EXERCISE DIRECTIONS: Leave out the pictures and restate the rest of the data exactly.

DATA BLOCK:
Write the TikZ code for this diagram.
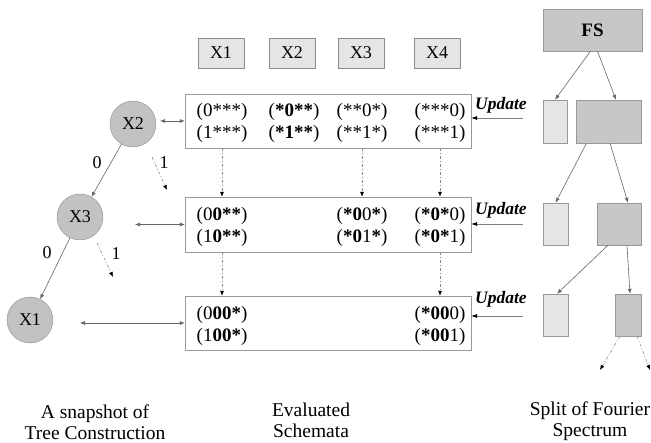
\documentclass[tikz,border=0pt]{standalone}
\usepackage{fontspec}
\setmainfont{Liberation Serif}
\usetikzlibrary{arrows.meta}
\begin{document}
\begin{tikzpicture}[x=1pt,y=-1pt,
  xbox/.style={draw=black!45, fill=black!10, minimum width=46pt, minimum height=30pt, inner sep=0pt, font=\fontsize{18}{20}\selectfont},
  sbox/.style={draw=black!40, fill=white, inner sep=0pt},
  sch/.style={align=center, inner sep=0pt, font=\fontsize{19}{22}\selectfont},
  tnode/.style={circle, draw=black!45, fill=black!24, minimum size=46pt, inner sep=0pt, font=\fontsize{18}{20}\selectfont},
  fdark/.style={draw=black!40, fill=black!22, inner sep=0pt},
  flight/.style={draw=black!40, fill=black!10, inner sep=0pt},
  lbl/.style={inner sep=0pt, font=\fontsize{18}{20}\selectfont},
  captxt/.style={align=center, inner sep=0pt, font=\fontsize{19.5}{21}\selectfont},
  upd/.style={inner sep=0pt, font=\fontsize{17.5}{20}\selectfont\bfseries\itshape},
  tarr/.style={draw=black!60, line width=0.6pt, -{Latex[length=5pt,width=4pt]}},
  biarr/.style={draw=black!60, line width=0.6pt, {Latex[length=5pt,width=4pt]}-{Latex[length=5pt,width=4pt]}},
  darr/.style={draw=black!45, line width=0.6pt, dash pattern=on 3pt off 2pt on 1pt off 2pt, -{Latex[length=5pt,width=4pt,black]}},
  uarr/.style={draw=black!50, line width=0.6pt, -{Latex[length=6pt,width=4pt,black]}}
]
\useasboundingbox (0,0) rectangle (651,443);

% top variable boxes
\node[xbox] (hx1) at (221,53) {X1};
\node[xbox] (hx2) at (292,53) {X2};
\node[xbox] (hx3) at (361,53) {X3};
\node[xbox] (hx4) at (437,53) {X4};

% schemata boxes
\node[sbox, minimum width=286pt, minimum height=54pt] (b1) at (328,121) {};
\node[sbox, minimum width=286pt, minimum height=55pt] (b2) at (328,224.5) {};
\node[sbox, minimum width=286pt, minimum height=54pt] (b3) at (328,323) {};

\node[sch] (s11) at (222,123) {(0***)\\(1***)};
\node[sch] (s12) at (294,123) {(\textbf{*0**})\\(\textbf{*1**})};
\node[sch] (s13) at (362,123) {(**0*)\\(**1*)};
\node[sch] (s14) at (440,123) {(***0)\\(***1)};

\node[sch] (s21) at (222,227) {(0\textbf{0**})\\(1\textbf{0**})};
\node[sch] (s23) at (362,227) {(\textbf{*0}0\textbf{*})\\(\textbf{*0}1\textbf{*})};
\node[sch] (s24) at (440,227) {(\textbf{*0*}0)\\(\textbf{*0*}1)};

\node[sch] (s31) at (222,326) {(0\textbf{00*})\\(1\textbf{00*})};
\node[sch] (s34) at (440,326) {(\textbf{*00}0)\\(\textbf{*00}1)};

% dashed arrows between boxes
\draw[darr] (b1.south -| s11) -- (b2.north -| s11);
\draw[darr] (b1.south -| s13) -- (b2.north -| s13);
\draw[darr] (b1.south -| s14) -- (b2.north -| s14);
\draw[darr] (b2.south -| s21) -- (b3.north -| s21);
\draw[darr] (b2.south -| s24) -- (b3.north -| s24);

% update labels
\node[upd] (u1t) at (501,105) {Update};
\node[upd] (u2t) at (501,210) {Update};
\node[upd] (u3t) at (501,299) {Update};
\coordinate (u1) at (523,118);
\coordinate (u2) at (523,224);
\coordinate (u3) at (523,316);
\draw[uarr] (u1) -- (u1 -| b1.east);
\draw[uarr] (u2) -- (u2 -| b2.east);
\draw[uarr] (u3) -- (u3 -| b3.east);

% tree
\node[tnode] (x2) at (133,124) {X2};
\node[tnode] (x3) at (80,217) {X3};
\node[tnode] (x1) at (30,320) {X1};
\draw[tarr] (x2) -- (x3);
\draw[tarr] (x3) -- (x1);
\node[lbl] (l0a) at (97,163) {0};
\node[lbl] (l0b) at (47,253) {0};
\coordinate (d2a) at (152,157);
\coordinate (d2b) at (167,190);
\coordinate (d3a) at (97,243);
\coordinate (d3b) at (113,277);
\draw[darr] (d2a) -- (d2b);
\draw[darr] (d3a) -- (d3b);
\node[lbl] (l1a) at (164,163) {1};
\node[lbl] (l1b) at (116,254) {1};

\coordinate (a2) at (160,121);
\coordinate (a3) at (135,224.5);
\coordinate (a1) at (80,323);
\draw[biarr] (a2) -- (b1.west);
\draw[biarr] (a3) -- (b2.west);
\draw[biarr] (a1) -- (b3.west);

% Fourier spectrum split
\node[fdark, minimum width=99pt, minimum height=42pt, font=\fontsize{19}{20}\selectfont\bfseries] (fs) at (592.5,30) {FS};
\node[flight, minimum width=24pt, minimum height=43pt] (f2a) at (555,121.5) {};
\node[fdark, minimum width=65pt, minimum height=43pt] (f2b) at (608.5,121.5) {};
\node[flight, minimum width=25pt, minimum height=42pt] (f3a) at (555.5,224) {};
\node[fdark, minimum width=44pt, minimum height=42pt] (f3b) at (619,224) {};
\node[flight, minimum width=25pt, minimum height=42pt] (f4a) at (555.5,315) {};
\node[fdark, minimum width=26pt, minimum height=42pt] (f4b) at (628,315) {};

\draw[tarr] ([xshift=-2pt]fs.south) -- (f2a.north);
\draw[tarr] ([xshift=5pt]fs.south) -- ([xshift=7.5pt]f2b.north);
\draw[tarr] ([xshift=-22pt]f2b.south) -- (f3a.north);
\draw[tarr] ([xshift=1.5pt]f2b.south) -- ([xshift=9pt]f3b.north);
\draw[tarr] ([xshift=-11pt]f3b.south) -- ([xshift=1.5pt]f4a.north);
\draw[tarr] ([xshift=8pt]f3b.south) -- ([xshift=2pt]f4b.north);
\coordinate (e1) at (600,370);
\coordinate (e2) at (650,370);
\draw[darr] ([xshift=-8pt]f4b.south) -- (e1);
\draw[darr] ([xshift=9pt]f4b.south) -- (e2);

% captions
\node[captxt] (c1) at (95,422) {A snapshot of\\Tree Construction};
\node[captxt] (c2) at (311,420) {Evaluated\\Schemata};
\node[captxt] (c3) at (590,421) {Split of Fourier\\Spectrum};
\end{tikzpicture}
\end{document}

PROBLEM SOLUTION:
Write the TikZ code for this diagram.
\documentclass[tikz,border=0pt]{standalone}
\usepackage{fontspec}
\setmainfont{Liberation Serif}
\usetikzlibrary{arrows.meta}
\begin{document}
\begin{tikzpicture}[x=1pt,y=-1pt,
  xbox/.style={draw=black!45, fill=black!10, minimum width=46pt, minimum height=30pt, inner sep=0pt, font=\fontsize{18}{20}\selectfont},
  sbox/.style={draw=black!40, fill=white, inner sep=0pt},
  sch/.style={align=center, inner sep=0pt, font=\fontsize{19}{22}\selectfont},
  tnode/.style={circle, draw=black!45, fill=black!24, minimum size=46pt, inner sep=0pt, font=\fontsize{18}{20}\selectfont},
  fdark/.style={draw=black!40, fill=black!22, inner sep=0pt},
  flight/.style={draw=black!40, fill=black!10, inner sep=0pt},
  lbl/.style={inner sep=0pt, font=\fontsize{18}{20}\selectfont},
  captxt/.style={align=center, inner sep=0pt, font=\fontsize{19.5}{21}\selectfont},
  upd/.style={inner sep=0pt, font=\fontsize{17.5}{20}\selectfont\bfseries\itshape},
  tarr/.style={draw=black!60, line width=0.6pt, -{Latex[length=5pt,width=4pt]}},
  biarr/.style={draw=black!60, line width=0.6pt, {Latex[length=5pt,width=4pt]}-{Latex[length=5pt,width=4pt]}},
  darr/.style={draw=black!45, line width=0.6pt, dash pattern=on 3pt off 2pt on 1pt off 2pt, -{Latex[length=5pt,width=4pt,black]}},
  uarr/.style={draw=black!50, line width=0.6pt, -{Latex[length=6pt,width=4pt,black]}}
]
\useasboundingbox (0,0) rectangle (651,443);

% top variable boxes
\node[xbox] (hx1) at (221,53) {X1};
\node[xbox] (hx2) at (292,53) {X2};
\node[xbox] (hx3) at (361,53) {X3};
\node[xbox] (hx4) at (437,53) {X4};

% schemata boxes
\node[sbox, minimum width=286pt, minimum height=54pt] (b1) at (328,121) {};
\node[sbox, minimum width=286pt, minimum height=55pt] (b2) at (328,224.5) {};
\node[sbox, minimum width=286pt, minimum height=54pt] (b3) at (328,323) {};

\node[sch] (s11) at (222,123) {(0***)\\(1***)};
\node[sch] (s12) at (294,123) {(\textbf{*0**})\\(\textbf{*1**})};
\node[sch] (s13) at (362,123) {(**0*)\\(**1*)};
\node[sch] (s14) at (440,123) {(***0)\\(***1)};

\node[sch] (s21) at (222,227) {(0\textbf{0**})\\(1\textbf{0**})};
\node[sch] (s23) at (362,227) {(\textbf{*0}0\textbf{*})\\(\textbf{*0}1\textbf{*})};
\node[sch] (s24) at (440,227) {(\textbf{*0*}0)\\(\textbf{*0*}1)};

\node[sch] (s31) at (222,326) {(0\textbf{00*})\\(1\textbf{00*})};
\node[sch] (s34) at (440,326) {(\textbf{*00}0)\\(\textbf{*00}1)};

% dashed arrows between boxes
\draw[darr] (b1.south -| s11) -- (b2.north -| s11);
\draw[darr] (b1.south -| s13) -- (b2.north -| s13);
\draw[darr] (b1.south -| s14) -- (b2.north -| s14);
\draw[darr] (b2.south -| s21) -- (b3.north -| s21);
\draw[darr] (b2.south -| s24) -- (b3.north -| s24);

% update labels
\node[upd] (u1t) at (501,105) {Update};
\node[upd] (u2t) at (501,210) {Update};
\node[upd] (u3t) at (501,299) {Update};
\coordinate (u1) at (523,118);
\coordinate (u2) at (523,224);
\coordinate (u3) at (523,316);
\draw[uarr] (u1) -- (u1 -| b1.east);
\draw[uarr] (u2) -- (u2 -| b2.east);
\draw[uarr] (u3) -- (u3 -| b3.east);

% tree
\node[tnode] (x2) at (133,124) {X2};
\node[tnode] (x3) at (80,217) {X3};
\node[tnode] (x1) at (30,320) {X1};
\draw[tarr] (x2) -- (x3);
\draw[tarr] (x3) -- (x1);
\node[lbl] (l0a) at (97,163) {0};
\node[lbl] (l0b) at (47,253) {0};
\coordinate (d2a) at (152,157);
\coordinate (d2b) at (167,190);
\coordinate (d3a) at (97,243);
\coordinate (d3b) at (113,277);
\draw[darr] (d2a) -- (d2b);
\draw[darr] (d3a) -- (d3b);
\node[lbl] (l1a) at (164,163) {1};
\node[lbl] (l1b) at (116,254) {1};

\coordinate (a2) at (160,121);
\coordinate (a3) at (135,224.5);
\coordinate (a1) at (80,323);
\draw[biarr] (a2) -- (b1.west);
\draw[biarr] (a3) -- (b2.west);
\draw[biarr] (a1) -- (b3.west);

% Fourier spectrum split
\node[fdark, minimum width=99pt, minimum height=42pt, font=\fontsize{19}{20}\selectfont\bfseries] (fs) at (592.5,30) {FS};
\node[flight, minimum width=24pt, minimum height=43pt] (f2a) at (555,121.5) {};
\node[fdark, minimum width=65pt, minimum height=43pt] (f2b) at (608.5,121.5) {};
\node[flight, minimum width=25pt, minimum height=42pt] (f3a) at (555.5,224) {};
\node[fdark, minimum width=44pt, minimum height=42pt] (f3b) at (619,224) {};
\node[flight, minimum width=25pt, minimum height=42pt] (f4a) at (555.5,315) {};
\node[fdark, minimum width=26pt, minimum height=42pt] (f4b) at (628,315) {};

\draw[tarr] ([xshift=-2pt]fs.south) -- (f2a.north);
\draw[tarr] ([xshift=5pt]fs.south) -- ([xshift=7.5pt]f2b.north);
\draw[tarr] ([xshift=-22pt]f2b.south) -- (f3a.north);
\draw[tarr] ([xshift=1.5pt]f2b.south) -- ([xshift=9pt]f3b.north);
\draw[tarr] ([xshift=-11pt]f3b.south) -- ([xshift=1.5pt]f4a.north);
\draw[tarr] ([xshift=8pt]f3b.south) -- ([xshift=2pt]f4b.north);
\coordinate (e1) at (600,370);
\coordinate (e2) at (650,370);
\draw[darr] ([xshift=-8pt]f4b.south) -- (e1);
\draw[darr] ([xshift=9pt]f4b.south) -- (e2);

% captions
\node[captxt] (c1) at (95,422) {A snapshot of\\Tree Construction};
\node[captxt] (c2) at (311,420) {Evaluated\\Schemata};
\node[captxt] (c3) at (590,421) {Split of Fourier\\Spectrum};
\end{tikzpicture}
\end{document}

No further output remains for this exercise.